Its got a lake on one side an ocean on the other and very few federal interstates connecting it.
In other words it is a choke point.
Re:The Straight Dope... (Score:4, Insightful)
Nobody expected things to be fixed in 20 minutes. However, the whole point of disaster response is the response part. There is absolutely no reason why there should be a 5 day period of no response other than pretty words.
The money in the federal budget that goes to homeland security, you know the agency in charge of protecting the homeland, is obviously the biggest shell game in the history of the US govt. If this is what we can expect for a response, is crowd-control weapons being deployed almost as soon or sooner than food and water, than it is a pathetic country indeed. The interstate highway system in this country was developed for EXACTLY this kind of mobilization. Highways and bridges were built wide enough to allow military vehicles to cross the country in an organized fashion.

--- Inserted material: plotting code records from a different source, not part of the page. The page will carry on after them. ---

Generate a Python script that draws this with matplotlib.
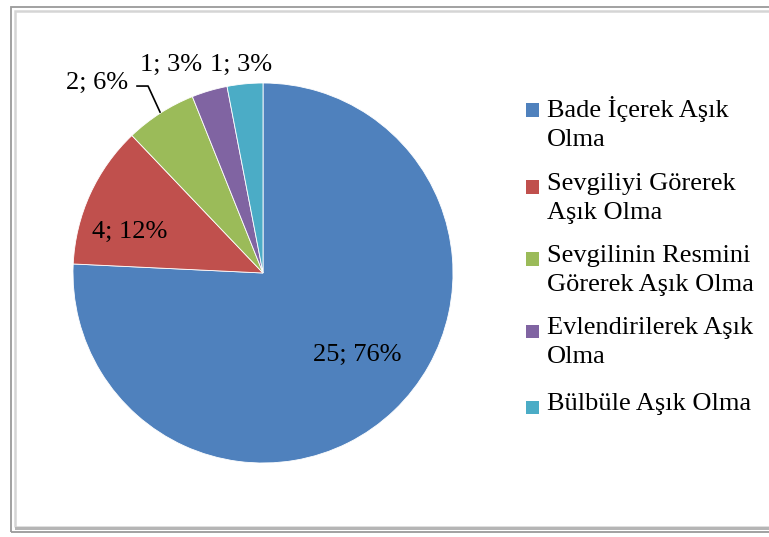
import matplotlib
matplotlib.use("Agg")
import matplotlib.pyplot as plt
from matplotlib.patches import Rectangle

categories = ["Bade İçerek Aşık Olma", "Sevgiliyi Görerek Aşık Olma",
              "Sevgilinin Resmini Görerek Aşık Olma", "Evlendirilerek Aşık Olma",
              "Bülbüle Aşık Olma"]
legend_lines = ["Bade İçerek Aşık\nOlma", "Sevgiliyi Görerek\nAşık Olma",
                "Sevgilinin Resmini\nGörerek Aşık Olma", "Evlendirilerek Aşık\nOlma",
                "Bülbüle Aşık Olma"]
values = [25, 4, 2, 1, 1]
colors = ["#4F81BD", "#C0504D", "#9BBB59", "#8064A2", "#4BACC6"]

W, H = 769, 537
plt.rcParams['font.family'] = ['Liberation Serif', 'DejaVu Serif']
fig = plt.figure(figsize=(W / 100, H / 100), dpi=100)

def px(x, y):
    return x / W, 1 - y / H

# frame
fig.patches.append(Rectangle(px(11, 532), (W + 20) / W, (532 - 7) / H, transform=fig.transFigure,
                             fill=False, edgecolor="#9a9a9a", lw=1.3))
fig.patches.append(Rectangle(px(15, 527), (W + 20) / W, (527 - 11) / H, transform=fig.transFigure,
                             fill=False, edgecolor="#d5d5d5", lw=1.8))
fig.patches.append(Rectangle(px(15, 530), (W + 20) / W, 3 / H, transform=fig.transFigure,
                             facecolor="#b5b5b5", edgecolor="none"))

cx, cy, r = 263, 273, 190
ax = fig.add_axes([(cx - r) / W, (H - cy - r) / H, 2 * r / W, 2 * r / H])
wedges, _ = ax.pie(values, colors=colors, startangle=90, counterclock=False,
                   wedgeprops=dict(edgecolor="white", linewidth=0.6))
ax.set_xlim(-1, 1)
ax.set_ylim(-1, 1)
ax.set_aspect("auto")
ax.axis("off")

FS = 19
total = sum(values)
labels = [f"{v}; {round(100 * v / total)}%" for v in values]
label_pos = [(0.495, -0.43), (-0.70, 0.215), (-0.874, 1.0), (-0.483, 1.095), (-0.116, 1.095)]
for lab, (x, y) in zip(labels, label_pos):
    ax.text(x, y, lab, ha="center", va="center", fontsize=FS, color="black")

# leader line for the 2; 6% label
ax.plot([-0.663, -0.605, -0.542], [0.984, 0.984, 0.847], color="black", lw=1.2, clip_on=False)

# legend
sq = 13
row_y = [110, 187, 259, 331, 407]
for lab, c, y in zip(legend_lines, colors, row_y):
    fig.patches.append(Rectangle(px(526, y + sq / 2), sq / W, sq / H, transform=fig.transFigure,
                                 facecolor=c, edgecolor="none"))
    fig.text(547 / W, 1 - (y - 14) / H, lab, ha="left", va="top", fontsize=FS,
             linespacing=1.42)

fig.savefig("out.png", dpi=100)
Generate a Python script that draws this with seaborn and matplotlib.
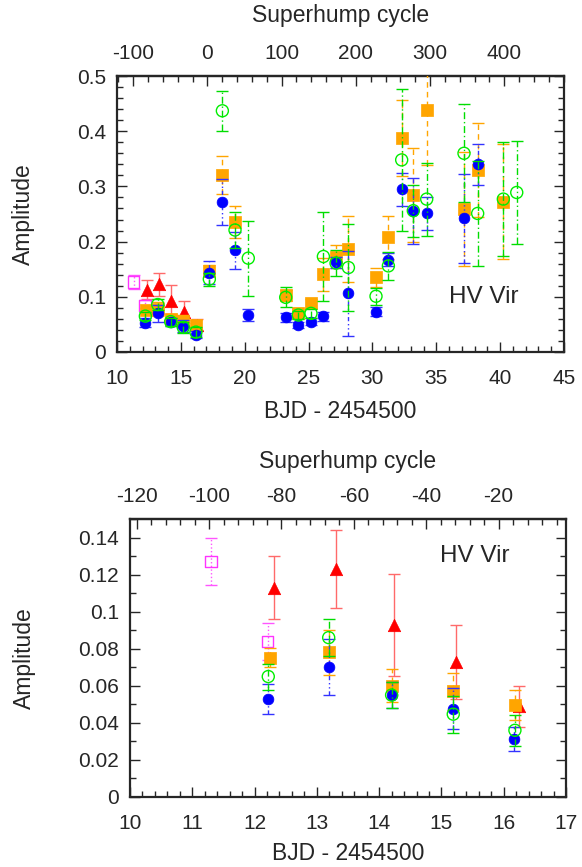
import numpy as np
import pandas as pd
import matplotlib
matplotlib.use("Agg")
import matplotlib.pyplot as plt
from matplotlib.ticker import MultipleLocator, FixedLocator
import seaborn as sns

# ---------------- data (BJD - 2454500, amplitude, error) ----------------
red_bjd = [12.31, 13.31, 14.24, 15.23, 16.24]
red_amp = [0.113, 0.123, 0.093, 0.073, 0.049]
red_err = [0.017, 0.021, 0.0275, 0.020, 0.011]

mag_bjd = [11.30, 12.21]
mag_amp = [0.127, 0.084]
mag_err = [0.0125, 0.010]

ora_bjd = [12.24, 13.20, 14.21, 15.19, 16.18, 17.23, 18.25, 19.24, 23.21, 24.20,
           25.19, 26.16, 27.15, 28.12, 30.28, 31.25, 32.29, 33.20, 34.25, 37.17,
           38.24, 40.25]
ora_amp = [0.0752, 0.078, 0.060, 0.057, 0.0495, 0.147, 0.321, 0.236, 0.103, 0.070,
           0.088, 0.141, 0.173, 0.187, 0.135, 0.208, 0.387, 0.284, 0.438, 0.259,
           0.330, 0.272]
ora_err = [0.005, 0.012, 0.009, 0.010, 0.008, 0.010, 0.034, 0.029, 0.010, 0.008,
           0.008, 0.030, 0.020, 0.060, 0.018, 0.039, 0.069, 0.085, 0.100, 0.104,
           0.085, 0.104]

blu_bjd = [12.22, 13.19, 14.20, 15.18, 16.16, 17.23, 18.25, 19.24, 20.28, 23.21,
           24.20, 25.19, 26.16, 27.15, 28.12, 30.28, 31.25, 32.29, 33.20, 34.25,
           37.17, 38.24]
blu_amp = [0.053, 0.070, 0.055, 0.0476, 0.0314, 0.144, 0.272, 0.184, 0.067, 0.063,
           0.049, 0.055, 0.065, 0.163, 0.106, 0.073, 0.167, 0.295, 0.256, 0.251,
           0.242, 0.340]
blu_err = [0.008, 0.015, 0.007, 0.011, 0.0065, 0.021, 0.042, 0.034, 0.010, 0.008,
           0.006, 0.006, 0.008, 0.010, 0.077, 0.008, 0.012, 0.030, 0.060, 0.030,
           0.080, 0.037]

grn_bjd = [12.22, 13.19, 14.20, 15.19, 16.18, 17.23, 18.25, 19.24, 20.28, 23.21,
           24.20, 25.19, 26.16, 27.15, 28.12, 30.28, 31.25, 32.29, 33.20, 34.25,
           37.17, 38.24, 40.25, 41.30]
grn_amp = [0.065, 0.086, 0.055, 0.0447, 0.036, 0.132, 0.437, 0.221, 0.170, 0.099,
           0.067, 0.070, 0.173, 0.161, 0.153, 0.101, 0.156, 0.348, 0.256, 0.277,
           0.360, 0.251, 0.277, 0.289]
grn_err = [0.007, 0.010, 0.007, 0.010, 0.0085, 0.012, 0.036, 0.033, 0.068, 0.018,
           0.008, 0.008, 0.081, 0.024, 0.078, 0.015, 0.026, 0.129, 0.047, 0.066,
           0.089, 0.095, 0.103, 0.094]

top_cycle_ticks = [-100, 0, 100, 200, 300, 400]
bottom_cycle_ticks = [-120, -100, -80, -60, -40, -20]

EPOCH = 17.08     # BJD - 2454500 of superhump cycle 0
PERIOD = 0.0581   # days

tick_font = 15
label_font = 16.5
sns.set_style("ticks")
plt.rcParams['font.family'] = ['Liberation Sans', 'DejaVu Sans']
plt.rcParams['axes.unicode_minus'] = False

series = [
    # x, y, err, marker, color, ecolor, filled, linestyle, size
    (red_bjd, red_amp, red_err, '^', '#ff0000', '#ff6a6a', True, '-', 80),
    (mag_bjd, mag_amp, mag_err, 's', '#ff33ff', '#ff55ff', False, ':', 70),
    (ora_bjd, ora_amp, ora_err, 's', '#ffa500', '#ffa500', True, (0, (4, 3)), 80),
    (blu_bjd, blu_amp, blu_err, 'o', '#0000ff', '#3333ff', True, (0, (3, 2, 1, 2, 1, 2)), 60),
    (grn_bjd, grn_amp, grn_err, 'o', '#00ee00', '#00dd00', False, (0, (5, 2, 1, 2)), 75),
]


def to_cycle(x):
    return (np.asarray(x) - EPOCH) / PERIOD


def to_bjd(c):
    return np.asarray(c) * PERIOD + EPOCH


def draw(ax, capsize):
    for i, (x, y, e, mk, col, ecol, filled, ls, s) in enumerate(series):
        z = 3 + 2 * i
        eb = ax.errorbar(x, y, yerr=e, fmt='none', ecolor=ecol, elinewidth=1.0,
                         capsize=capsize, capthick=1.0, zorder=z)
        eb[2][0].set_linestyle(ls)
        df = pd.DataFrame({'x': x, 'y': y})
        if filled:
            sns.scatterplot(data=df, x='x', y='y', marker=mk, color=col, s=s,
                            edgecolor=col, linewidth=0.5, ax=ax, zorder=z + 1,
                            legend=False)
        else:
            sns.scatterplot(data=df, x='x', y='y', marker=mk, s=s,
                            facecolors='none', edgecolor=col, linewidth=1.0,
                            ax=ax, zorder=z + 1, legend=False)


def style(ax, xmaj, xmin, ymaj, ymin, cticks, cmin, xlabpad, seclabpad):
    ax.xaxis.set_major_locator(MultipleLocator(xmaj))
    ax.xaxis.set_minor_locator(MultipleLocator(xmin))
    ax.yaxis.set_major_locator(MultipleLocator(ymaj))
    ax.yaxis.set_minor_locator(MultipleLocator(ymin))
    ax.tick_params(which='both', direction='in', top=False, right=True,
                   labelsize=tick_font, width=1.0, pad=8)
    ax.tick_params(axis='x', which='both', pad=12)
    ax.tick_params(which='major', length=7)
    ax.tick_params(which='minor', length=4)
    for sp in ax.spines.values():
        sp.set_visible(True)
        sp.set_linewidth(1.6)
    ax.set_xlabel('BJD - 2454500', fontsize=label_font, labelpad=xlabpad)
    ax.set_ylabel('Amplitude', fontsize=label_font, labelpad=30)
    sec = ax.secondary_xaxis('top', functions=(to_cycle, to_bjd))
    sec.xaxis.set_major_locator(FixedLocator(cticks))
    sec.xaxis.set_minor_locator(MultipleLocator(cmin))
    sec.tick_params(which='both', direction='in', labelsize=tick_font, width=1.0, pad=9)
    sec.tick_params(which='major', length=7)
    sec.tick_params(which='minor', length=4)
    sec.spines['top'].set_linewidth(1.6)
    sec.set_xlabel('Superhump cycle', fontsize=label_font, labelpad=seclabpad)
    return sec


fig = plt.figure(figsize=(5.82, 8.67), dpi=100)
ax1 = fig.add_axes([117 / 582, 1 - 352 / 867, (564 - 117) / 582, (352 - 76) / 867])
ax2 = fig.add_axes([130 / 582, 1 - 797 / 867, (566 - 130) / 582, (797 - 519) / 867])

draw(ax1, 4)
ax1.set_xlim(10, 45)
ax1.set_ylim(0, 0.5)
style(ax1, 5, 1, 0.1, 0.02, top_cycle_ticks, 20, 9, 16)
ax1.yaxis.set_major_formatter(plt.FuncFormatter(lambda v, p: f'{v:g}'))
ax1.text(0.82, 0.2, 'HV Vir', transform=ax1.transAxes, fontsize=17.5,
         ha='center', va='center')

draw(ax2, 4)
ax2.set_xlim(10, 17)
ax2.set_ylim(0, 0.15)
style(ax2, 1, 0.2, 0.02, 0.01, bottom_cycle_ticks, 4, 7, 14)
ax2.yaxis.set_major_formatter(plt.FuncFormatter(lambda v, p: f'{round(v, 2):g}'))
ax2.text(0.79, 0.867, 'HV Vir', transform=ax2.transAxes, fontsize=17.5,
         ha='center', va='center')

fig.savefig('out.png', dpi=100)
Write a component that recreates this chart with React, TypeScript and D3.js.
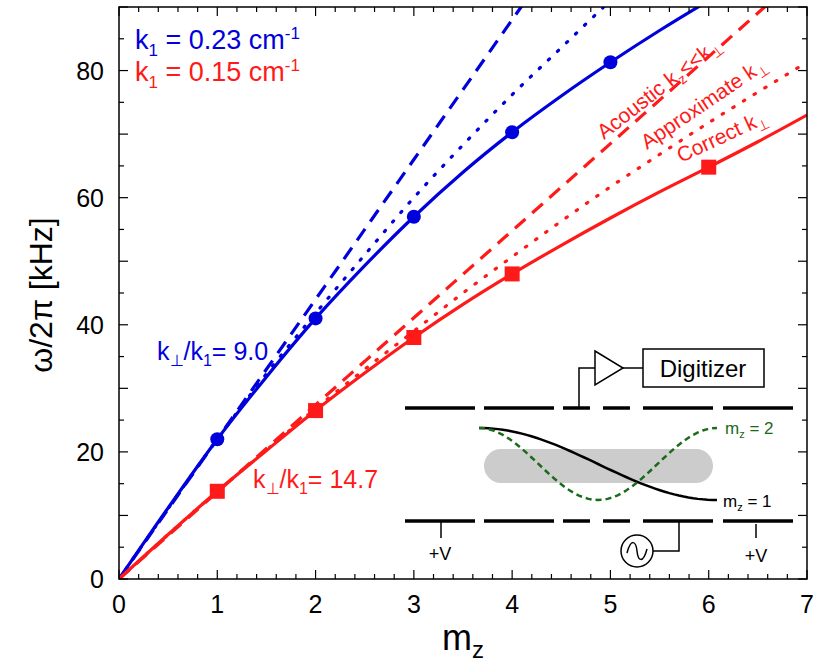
import React from "react";
import * as d3 from "d3";

const mz = [0, 0.5, 1, 1.5, 2, 2.5, 3, 3.5, 4, 4.5, 5, 5.5, 6, 6.5, 7];
const blueCorrect = [0, 11.2, 22, 31.8, 41, 49.3, 57, 64, 70.3, 76, 81.3, 86.3, 91, 95.5, 100];
const blueApprox = [0, 11.1, 22, 32.3, 41.8, 51, 60, 68.3, 76.2, 83.6, 91, 98, 105, 112, 119];
const blueAcoustic = [0, 11, 22, 33, 44, 55, 66, 77, 88, 99, 110, 121, 132, 143, 154];
const redCorrect = [0, 7, 13.8, 20.2, 26.5, 32.4, 38, 43.2, 48, 52.5, 56.8, 60.9, 64.8, 68.8, 73];
const redApprox = [0, 7, 13.8, 20.3, 26.8, 33, 39, 45, 50.7, 56.3, 61.7, 66.8, 71.8, 76.6, 81.3];
const redAcoustic = [0, 6.85, 13.7, 20.55, 27.4, 34.25, 41.1, 47.95, 54.8, 61.65, 68.5, 75.35, 82.2, 89.05, 95.9];
const bluePointsX = [1, 2, 3, 4, 5];
const bluePointsY = [22, 41, 57, 70.3, 81.3];
const redPointsX = [1, 2, 3, 4, 6];
const redPointsY = [13.8, 26.5, 38, 48, 64.8];
const xTicks = [0, 1, 2, 3, 4, 5, 6, 7];
const yTicks = [0, 20, 40, 60, 80];

const BLUE = "#0000dd";
const RED = "#ff1a1a";

export default function App() {
  const L = 119, R = 807, T = 7, B = 579;
  const x = d3.scaleLinear().domain([0, 7]).range([L, R]);
  const y = d3.scaleLinear().domain([0, 90]).range([B, T]);
  const line = (vals: number[]) =>
    d3.line<number>().x((_, i) => x(mz[i])).y((v) => y(v)).curve(d3.curveMonotoneX)(vals) || "";
  const minorX = d3.range(0, 7.001, 0.2);
  const minorY = d3.range(0, 90.001, 5);
  const font = "Helvetica, Arial, 'Liberation Sans', sans-serif";
  const segs = [[405, 475], [484, 554], [563, 590], [603, 630], [643, 713], [723, 793]];
  const cx0 = 479, cx1 = 717, yTop = 428, yBot = 500;
  const n = d3.range(0, 1.0001, 0.02);
  const m1 = d3.line<number>()(n.map((t) => [cx0 + t * (cx1 - cx0), yTop + (yBot - yTop) * (1 - Math.cos(Math.PI * t)) / 2] as [number, number])) || "";
  const m2 = d3.line<number>()(n.map((t) => [cx0 + t * (cx1 - cx0), yTop + (yBot - yTop) * (1 - Math.cos(2 * Math.PI * t)) / 2] as [number, number])) || "";
  return (
    <svg width={815} height={667} style={{ position: "absolute", left: 0, top: 0 }} fontFamily={font}>
      <defs>
        <clipPath id="c"><rect x={L} y={T} width={R - L} height={B - T} /></clipPath>
      </defs>
      <g clipPath="url(#c)" fill="none" strokeWidth={3.2}>
        <path d={line(blueAcoustic)} stroke={BLUE} strokeDasharray="14 9" />
        <path d={line(blueApprox)} stroke={BLUE} strokeDasharray="1.5 11" strokeLinecap="round" />
        <path d={line(blueCorrect)} stroke={BLUE} />
        <path d={line(redAcoustic)} stroke={RED} strokeDasharray="14 9" />
        <path d={line(redApprox)} stroke={RED} strokeDasharray="1.5 11" strokeLinecap="round" />
        <path d={line(redCorrect)} stroke={RED} />
      </g>
      {bluePointsX.map((v, i) => <circle key={i} cx={x(v)} cy={y(bluePointsY[i])} r={7} fill={BLUE} />)}
      {redPointsX.map((v, i) => <rect key={i} x={x(v) - 7.5} y={y(redPointsY[i]) - 7.5} width={15} height={15} fill={RED} />)}
      <rect x={L} y={T} width={R - L} height={B - T} fill="none" stroke="#000" strokeWidth={1.5} />
      {minorX.map((v, i) => {
        const major = Math.abs(v - Math.round(v)) < 1e-6;
        const l = major ? 9 : 5;
        return <g key={i} stroke="#000" strokeWidth={1.2}>
          <line x1={x(v)} x2={x(v)} y1={B} y2={B - l} />
          <line x1={x(v)} x2={x(v)} y1={T} y2={T + l} />
        </g>;
      })}
      {minorY.map((v, i) => {
        const l = v % 10 === 0 ? 9 : 5;
        return <g key={i} stroke="#000" strokeWidth={1.2}>
          <line x1={L} x2={L + l} y1={y(v)} y2={y(v)} />
          <line x1={R} x2={R - l} y1={y(v)} y2={y(v)} />
        </g>;
      })}
      {xTicks.map((v) => <text key={v} x={x(v)} y={613} fontSize={25} textAnchor="middle">{v}</text>)}
      {yTicks.map((v) => <text key={v} x={104} y={y(v) + 9} fontSize={25} textAnchor="end">{v}</text>)}
      <text x={463} y={650} fontSize={36} textAnchor="middle">m<tspan fontSize={24} dy={8}>z</tspan></text>
      <text transform="translate(52,295) rotate(-90)" fontSize={32} textAnchor="middle">ω/2π  [kHz]</text>
      <text x={135} y={49} fontSize={27} fill={BLUE}>k<tspan fontSize={17} dy={7}>1</tspan><tspan dy={-7}> = 0.23 cm</tspan><tspan fontSize={17} dy={-10}>-1</tspan></text>
      <text x={135} y={81} fontSize={27} fill={RED}>k<tspan fontSize={17} dy={7}>1</tspan><tspan dy={-7}> = 0.15 cm</tspan><tspan fontSize={17} dy={-10}>-1</tspan></text>
      <text x={157} y={360} fontSize={25} fill={BLUE}>k<tspan fontSize={16} dy={6}>⊥</tspan><tspan dy={-6}>/k</tspan><tspan fontSize={16} dy={6}>1</tspan><tspan dy={-6}>= 9.0</tspan></text>
      <text x={253} y={488} fontSize={25} fill={RED}>k<tspan fontSize={16} dy={6}>⊥</tspan><tspan dy={-6}>/k</tspan><tspan fontSize={16} dy={6}>1</tspan><tspan dy={-6}>= 14.7</tspan></text>
      <text transform="translate(604,140) rotate(-38)" fontSize={21} fill={RED}>Acoustic k<tspan fontSize={14} dy={5}>z</tspan><tspan dy={-5}>&lt;&lt;k</tspan><tspan fontSize={14} dy={5}>⊥</tspan></text>
      <text transform="translate(647,150) rotate(-34)" fontSize={21} fill={RED}>Approximate k<tspan fontSize={14} dy={5}>⊥</tspan></text>
      <text transform="translate(681,163) rotate(-25)" fontSize={21} fill={RED}>Correct k<tspan fontSize={14} dy={5}>⊥</tspan></text>
      <rect x={484} y={449} width={229} height={34} rx={17} fill="#cccccc" />
      {segs.map((s, i) => <g key={i} stroke="#000" strokeWidth={3.5}>
        <line x1={s[0]} x2={s[1]} y1={408} y2={408} />
        <line x1={s[0]} x2={s[1]} y1={521} y2={521} />
      </g>)}
      <g stroke="#000" strokeWidth={1.5} fill="none">
        <polyline points="579,408 579,368 595,368" />
        <polygon points="595,351 623,368 595,385" fill="#fff" />
        <line x1={623} x2={643} y1={368} y2={368} />
        <rect x={643} y={349} width={121} height={38} fill="#fff" />
        <line x1={441} x2={441} y1={521} y2={538} />
        <line x1={756} x2={756} y1={524} y2={538} />
        <polyline points="653,551 679,551 679,521" />
        <circle cx={637} cy={551} r={16} fill="#fff" />
        <path d="M627,553 C631,538 636,541 637,551 C638,561 643,564 647,549" />
      </g>
      <text x={703} y={377} fontSize={24} textAnchor="middle">Digitizer</text>
      <text x={440} y={560} fontSize={18} textAnchor="middle">+V</text>
      <text x={756} y={562} fontSize={18} textAnchor="middle">+V</text>
      <path d={m1} fill="none" stroke="#000" strokeWidth={2.5} />
      <path d={m2} fill="none" stroke="#1a6b1a" strokeWidth={2.5} strokeDasharray="6 4" />
      <text x={725} y={434} fontSize={17} fill="#1a6b1a">m<tspan fontSize={11} dy={4}>z</tspan><tspan dy={-4}> = 2</tspan></text>
      <text x={723} y={507} fontSize={17} fill="#000">m<tspan fontSize={11} dy={4}>z</tspan><tspan dy={-4}> = 1</tspan></text>
    </svg>
  );
}
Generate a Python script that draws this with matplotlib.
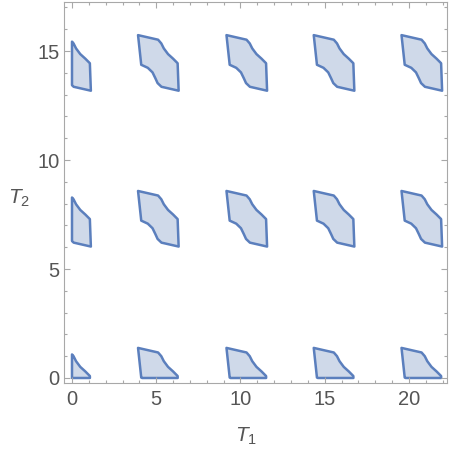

As far as your 'questions' that you even admit to having no answers to, well they are quite frankly disturbing. Where do you think the money comes to pay the people to drive all those busses around to pick up everyone. Where do you think the money comes from to organize the infrastructure for the eventuality of such a disaster? Obviously you are not aware that the funding stream to enable all of those 'questions' is from the federal govt in the form of 'homeland security grants'. Did New Orleans get any of those? I do know the answer to that, and you should stop being fed your information and learn for yourself. New Orleans did have a plan and countermeasures in place to deal with such a circumstance, however my friend, unless you are paying for these things out of your own pocket it would be to your benefit to realize that these things take a level of financial commitment in order to implement correctly.
As far as 'comparing' disasters, which is woefully innapriopriate, well lets compare them. What was the reposnse time for national guard troops being deployed to all the above incidents you cited? New York, less than one day. San Fran, also less than one day. LA, less than one day. How exactly does this compare to 5 days?
And bush doesnt need anyone to make him look bad. He does just fine on his own. Take some time away from the TV for a few weeks(better months), better yet, go on a vacation to see how people in other parts of the world live. Then come back and watch your TV... unfortunately, the only way for you to see that the government is failing is when it will fail you. I wish you and your family are never in a disaster so catasrophic, that you learn first hand how inept our system of social protections has become. But life is long, and you are just playing the odds if you hope, or think, it cant happen to you.
This is only a test (Score:3, Insightful)
Things like water cannons and riot gear are comprehensible threats to protesters, but when the government starts using spooky technology to bring a whole crowd to its knees, genuine sixties-like political unrest will cease to be possible in this country, no matter how appropriate it might eventually become. That's when America will cease to be a "free" country. Because if people are afraid to use their supposed freedoms then they no longer really have them.